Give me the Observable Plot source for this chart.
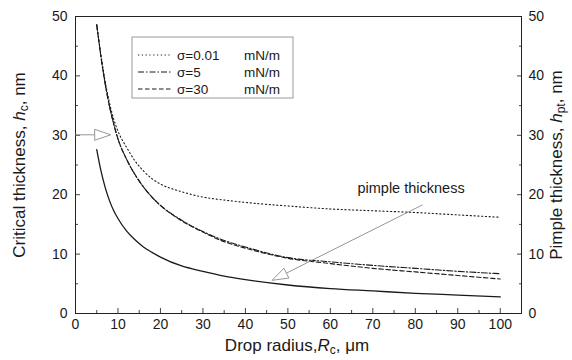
<!DOCTYPE html>
<html>
<head>
<meta charset="utf-8">
<script src="https://cdn.jsdelivr.net/npm/d3@7"></script>
<script src="https://cdn.jsdelivr.net/npm/@observablehq/plot@0.6"></script>
<style>
  html, body { margin: 0; padding: 0; background: white; }
  #chart { width: 572px; height: 360px; }
</style>
</head>
<body>
<div id="chart"></div>
<script>
// ---- Data ----
const radius = [5, 6, 7, 8, 9, 10, 12, 14, 16, 18, 20, 25, 30, 35, 40, 50, 60, 70, 80, 90, 100];
const hSigma001 = [48.6, 43.5, 39.0, 35.5, 32.7, 30.7, 28.0, 25.7, 24.0, 22.7, 21.8, 20.5, 19.6, 19.1, 18.7, 18.1, 17.6, 17.3, 17.0, 16.6, 16.2];
const hSigma5   = [48.6, 43.2, 38.6, 34.9, 31.9, 29.4, 26.0, 23.4, 21.3, 19.6, 18.2, 15.7, 13.8, 12.3, 11.2, 9.4, 8.7, 8.1, 7.6, 7.1, 6.7];
const hSigma30  = [48.6, 43.2, 38.6, 34.9, 31.9, 29.4, 26.0, 23.4, 21.3, 19.6, 18.2, 15.6, 13.7, 12.1, 11.0, 9.3, 8.4, 7.6, 7.0, 6.4, 5.8];
const hPimple   = [27.6, 24.0, 21.2, 19.0, 17.3, 16.0, 13.9, 12.4, 11.2, 10.3, 9.5, 8.0, 7.1, 6.3, 5.7, 4.8, 4.2, 3.8, 3.4, 3.1, 2.8];

const seriesNames = ["σ=0.01", "σ=5", "σ=30", "pimple"];
const legendLabels = ["σ=0.01", "σ=5", "σ=30"];
const legendUnit = "mN/m";

const xTicks = [0, 10, 20, 30, 40, 50, 60, 70, 80, 90, 100];
const xMinor = [5, 15, 25, 35, 45, 55, 65, 75, 85, 95];
const yTicks = [0, 10, 20, 30, 40, 50];
const yMinor = [5, 15, 25, 35, 45];

// annotation arrows (data coordinates: tail -> tip)
const arrowTail = [[0, 30], [81.8, 18.2]];
const arrowTip  = [[8.4, 30], [46.4, 5.5]];
const noteText = "pimple thickness";
const notePos = [79, 20.3];

// ---- Build table ----
const allSeries = [hSigma001, hSigma5, hSigma30, hPimple];
const table = [];
allSeries.forEach((vals, s) => vals.forEach((h, i) => table.push({series: seriesNames[s], R: radius[i], h})));

const styles = {
  "σ=0.01": {dash: "1.2,2.6", width: 1.1},
  "σ=5":    {dash: "6,2,1.5,2", width: 1.1},
  "σ=30":   {dash: "4.5,2.5", width: 1.1},
  "pimple": {dash: null, width: 1.3}
};

const font = "'Liberation Sans', Arial, Helvetica, sans-serif";
const ink = "#1a1a1a";

const lineMarks = seriesNames.map(name => Plot.line(table.filter(d => d.series === name), {
  x: "R", y: "h", curve: "monotone-x",
  stroke: ink, strokeWidth: styles[name].width,
  strokeDasharray: styles[name].dash
}));

const chart = Plot.plot({
  width: 572, height: 360,
  marginLeft: 75, marginRight: 51, marginTop: 16, marginBottom: 47,
  x: {domain: [0, 105]},
  y: {domain: [0, 50]},
  style: {fontFamily: font, fontSize: "14px", background: "white", color: ink, overflow: "visible"},
  marks: [
    Plot.axisX({ticks: xTicks, tickSize: -5, tickPadding: 11, label: null, stroke: "#444", fontSize: 14}),
    Plot.axisX({ticks: xMinor, tickSize: -3, tickFormat: () => "", label: null, stroke: "#444"}),
    Plot.axisY({ticks: yTicks, tickSize: -5, tickPadding: 13, label: null, anchor: "left", stroke: "#444", fontSize: 14}),
    Plot.axisY({ticks: yMinor, tickSize: -3, tickFormat: () => "", label: null, anchor: "left", stroke: "#444"}),
    Plot.axisY({ticks: yTicks, tickSize: -5, tickPadding: 12, label: null, anchor: "right", stroke: "#444", fontSize: 14}),
    Plot.axisY({ticks: yMinor, tickSize: -3, tickFormat: () => "", label: null, anchor: "right", stroke: "#444"}),
    ...lineMarks,
    Plot.text([noteText], {x: notePos[0], y: notePos[1], text: d => d, textAnchor: "middle", lineAnchor: "bottom", fontSize: 14.5, fill: ink}),
    Plot.frame({stroke: "#222", strokeWidth: 1})
  ]
});

document.getElementById("chart").appendChild(chart);

// ---- Post-processing: arrows, legend, axis titles ----
const sx = chart.scale("x"), sy = chart.scale("y");
const svg = d3.select(chart);

const ag = svg.append("g").attr("stroke", "#8a8a8a").attr("stroke-width", 0.9);
arrowTail.forEach((t, i) => {
  const x1 = sx.apply(t[0]), y1 = sy.apply(t[1]);
  const x2 = sx.apply(arrowTip[i][0]), y2 = sy.apply(arrowTip[i][1]);
  const ang = Math.atan2(y2 - y1, x2 - x1);
  const L = 16, W = 5.5;
  const bx = x2 - L * Math.cos(ang), by = y2 - L * Math.sin(ang);
  const px = -Math.sin(ang) * W, py = Math.cos(ang) * W;
  ag.append("line").attr("x1", x1).attr("y1", y1).attr("x2", bx).attr("y2", by);
  ag.append("path").attr("d", `M${x2},${y2}L${bx + px},${by + py}L${bx - px},${by - py}Z`)
    .attr("fill", "white");
});

// legend
const lg = svg.append("g").attr("font-family", font).attr("font-size", 13.5).attr("fill", ink)
  .attr("text-anchor", "start");
lg.append("rect").attr("x", 132).attr("y", 37).attr("width", 161).attr("height", 61)
  .attr("fill", "white").attr("stroke", "#999").attr("stroke-width", 1);
legendLabels.forEach((lab, i) => {
  const cy = 55 + i * 17;
  lg.append("line").attr("x1", 138).attr("x2", 172).attr("y1", cy).attr("y2", cy)
    .attr("stroke", ink).attr("stroke-width", 1).attr("stroke-dasharray", styles[lab].dash);
  lg.append("text").attr("x", 177).attr("y", cy + 5).attr("text-anchor", "start").text(lab);
  lg.append("text").attr("x", 244).attr("y", cy + 5).attr("text-anchor", "start").text(legendUnit);
});

// axis titles
function title(parts, x, y, rotate) {
  const t = svg.append("text").attr("font-family", font).attr("font-size", 17).attr("fill", ink)
    .attr("text-anchor", "middle")
    .attr("transform", `translate(${x},${y})` + (rotate ? " rotate(-90)" : ""));
  parts.forEach(p => {
    const s = t.append("tspan").text(p.t);
    if (p.i) s.attr("font-style", "italic");
    if (p.sub) s.attr("font-size", 12).attr("dy", 3);
    if (p.up) s.attr("dy", -3);
  });
}
title([{t: "Drop radius,"}, {t: "R", i: true}, {t: "c", sub: true}, {t: ", μm", up: true}], 297, 351, false);
title([{t: "Critical thickness, "}, {t: "h", i: true}, {t: "c", sub: true}, {t: ", nm", up: true}], 25, 165, true);
title([{t: "Pimple thickness, "}, {t: "h", i: true}, {t: "pt", sub: true}, {t: ", nm", up: true}], 562, 165, true);
</script>
</body>
</html>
■ ■ ■ ■ ■
REQUIREMENTS:
Using the material above, return every line exactly as it appears, minus the pictures.

THE COMPLETED TASK:
Give me the Observable Plot source for this chart.
<!DOCTYPE html>
<html>
<head>
<meta charset="utf-8">
<script src="https://cdn.jsdelivr.net/npm/d3@7"></script>
<script src="https://cdn.jsdelivr.net/npm/@observablehq/plot@0.6"></script>
<style>
  html, body { margin: 0; padding: 0; background: white; }
  #chart { width: 572px; height: 360px; }
</style>
</head>
<body>
<div id="chart"></div>
<script>
// ---- Data ----
const radius = [5, 6, 7, 8, 9, 10, 12, 14, 16, 18, 20, 25, 30, 35, 40, 50, 60, 70, 80, 90, 100];
const hSigma001 = [48.6, 43.5, 39.0, 35.5, 32.7, 30.7, 28.0, 25.7, 24.0, 22.7, 21.8, 20.5, 19.6, 19.1, 18.7, 18.1, 17.6, 17.3, 17.0, 16.6, 16.2];
const hSigma5   = [48.6, 43.2, 38.6, 34.9, 31.9, 29.4, 26.0, 23.4, 21.3, 19.6, 18.2, 15.7, 13.8, 12.3, 11.2, 9.4, 8.7, 8.1, 7.6, 7.1, 6.7];
const hSigma30  = [48.6, 43.2, 38.6, 34.9, 31.9, 29.4, 26.0, 23.4, 21.3, 19.6, 18.2, 15.6, 13.7, 12.1, 11.0, 9.3, 8.4, 7.6, 7.0, 6.4, 5.8];
const hPimple   = [27.6, 24.0, 21.2, 19.0, 17.3, 16.0, 13.9, 12.4, 11.2, 10.3, 9.5, 8.0, 7.1, 6.3, 5.7, 4.8, 4.2, 3.8, 3.4, 3.1, 2.8];

const seriesNames = ["σ=0.01", "σ=5", "σ=30", "pimple"];
const legendLabels = ["σ=0.01", "σ=5", "σ=30"];
const legendUnit = "mN/m";

const xTicks = [0, 10, 20, 30, 40, 50, 60, 70, 80, 90, 100];
const xMinor = [5, 15, 25, 35, 45, 55, 65, 75, 85, 95];
const yTicks = [0, 10, 20, 30, 40, 50];
const yMinor = [5, 15, 25, 35, 45];

// annotation arrows (data coordinates: tail -> tip)
const arrowTail = [[0, 30], [81.8, 18.2]];
const arrowTip  = [[8.4, 30], [46.4, 5.5]];
const noteText = "pimple thickness";
const notePos = [79, 20.3];

// ---- Build table ----
const allSeries = [hSigma001, hSigma5, hSigma30, hPimple];
const table = [];
allSeries.forEach((vals, s) => vals.forEach((h, i) => table.push({series: seriesNames[s], R: radius[i], h})));

const styles = {
  "σ=0.01": {dash: "1.2,2.6", width: 1.1},
  "σ=5":    {dash: "6,2,1.5,2", width: 1.1},
  "σ=30":   {dash: "4.5,2.5", width: 1.1},
  "pimple": {dash: null, width: 1.3}
};

const font = "'Liberation Sans', Arial, Helvetica, sans-serif";
const ink = "#1a1a1a";

const lineMarks = seriesNames.map(name => Plot.line(table.filter(d => d.series === name), {
  x: "R", y: "h", curve: "monotone-x",
  stroke: ink, strokeWidth: styles[name].width,
  strokeDasharray: styles[name].dash
}));

const chart = Plot.plot({
  width: 572, height: 360,
  marginLeft: 75, marginRight: 51, marginTop: 16, marginBottom: 47,
  x: {domain: [0, 105]},
  y: {domain: [0, 50]},
  style: {fontFamily: font, fontSize: "14px", background: "white", color: ink, overflow: "visible"},
  marks: [
    Plot.axisX({ticks: xTicks, tickSize: -5, tickPadding: 11, label: null, stroke: "#444", fontSize: 14}),
    Plot.axisX({ticks: xMinor, tickSize: -3, tickFormat: () => "", label: null, stroke: "#444"}),
    Plot.axisY({ticks: yTicks, tickSize: -5, tickPadding: 13, label: null, anchor: "left", stroke: "#444", fontSize: 14}),
    Plot.axisY({ticks: yMinor, tickSize: -3, tickFormat: () => "", label: null, anchor: "left", stroke: "#444"}),
    Plot.axisY({ticks: yTicks, tickSize: -5, tickPadding: 12, label: null, anchor: "right", stroke: "#444", fontSize: 14}),
    Plot.axisY({ticks: yMinor, tickSize: -3, tickFormat: () => "", label: null, anchor: "right", stroke: "#444"}),
    ...lineMarks,
    Plot.text([noteText], {x: notePos[0], y: notePos[1], text: d => d, textAnchor: "middle", lineAnchor: "bottom", fontSize: 14.5, fill: ink}),
    Plot.frame({stroke: "#222", strokeWidth: 1})
  ]
});

document.getElementById("chart").appendChild(chart);

// ---- Post-processing: arrows, legend, axis titles ----
const sx = chart.scale("x"), sy = chart.scale("y");
const svg = d3.select(chart);

const ag = svg.append("g").attr("stroke", "#8a8a8a").attr("stroke-width", 0.9);
arrowTail.forEach((t, i) => {
  const x1 = sx.apply(t[0]), y1 = sy.apply(t[1]);
  const x2 = sx.apply(arrowTip[i][0]), y2 = sy.apply(arrowTip[i][1]);
  const ang = Math.atan2(y2 - y1, x2 - x1);
  const L = 16, W = 5.5;
  const bx = x2 - L * Math.cos(ang), by = y2 - L * Math.sin(ang);
  const px = -Math.sin(ang) * W, py = Math.cos(ang) * W;
  ag.append("line").attr("x1", x1).attr("y1", y1).attr("x2", bx).attr("y2", by);
  ag.append("path").attr("d", `M${x2},${y2}L${bx + px},${by + py}L${bx - px},${by - py}Z`)
    .attr("fill", "white");
});

// legend
const lg = svg.append("g").attr("font-family", font).attr("font-size", 13.5).attr("fill", ink)
  .attr("text-anchor", "start");
lg.append("rect").attr("x", 132).attr("y", 37).attr("width", 161).attr("height", 61)
  .attr("fill", "white").attr("stroke", "#999").attr("stroke-width", 1);
legendLabels.forEach((lab, i) => {
  const cy = 55 + i * 17;
  lg.append("line").attr("x1", 138).attr("x2", 172).attr("y1", cy).attr("y2", cy)
    .attr("stroke", ink).attr("stroke-width", 1).attr("stroke-dasharray", styles[lab].dash);
  lg.append("text").attr("x", 177).attr("y", cy + 5).attr("text-anchor", "start").text(lab);
  lg.append("text").attr("x", 244).attr("y", cy + 5).attr("text-anchor", "start").text(legendUnit);
});

// axis titles
function title(parts, x, y, rotate) {
  const t = svg.append("text").attr("font-family", font).attr("font-size", 17).attr("fill", ink)
    .attr("text-anchor", "middle")
    .attr("transform", `translate(${x},${y})` + (rotate ? " rotate(-90)" : ""));
  parts.forEach(p => {
    const s = t.append("tspan").text(p.t);
    if (p.i) s.attr("font-style", "italic");
    if (p.sub) s.attr("font-size", 12).attr("dy", 3);
    if (p.up) s.attr("dy", -3);
  });
}
title([{t: "Drop radius,"}, {t: "R", i: true}, {t: "c", sub: true}, {t: ", μm", up: true}], 297, 351, false);
title([{t: "Critical thickness, "}, {t: "h", i: true}, {t: "c", sub: true}, {t: ", nm", up: true}], 25, 165, true);
title([{t: "Pimple thickness, "}, {t: "h", i: true}, {t: "pt", sub: true}, {t: ", nm", up: true}], 562, 165, true);
</script>
</body>
</html>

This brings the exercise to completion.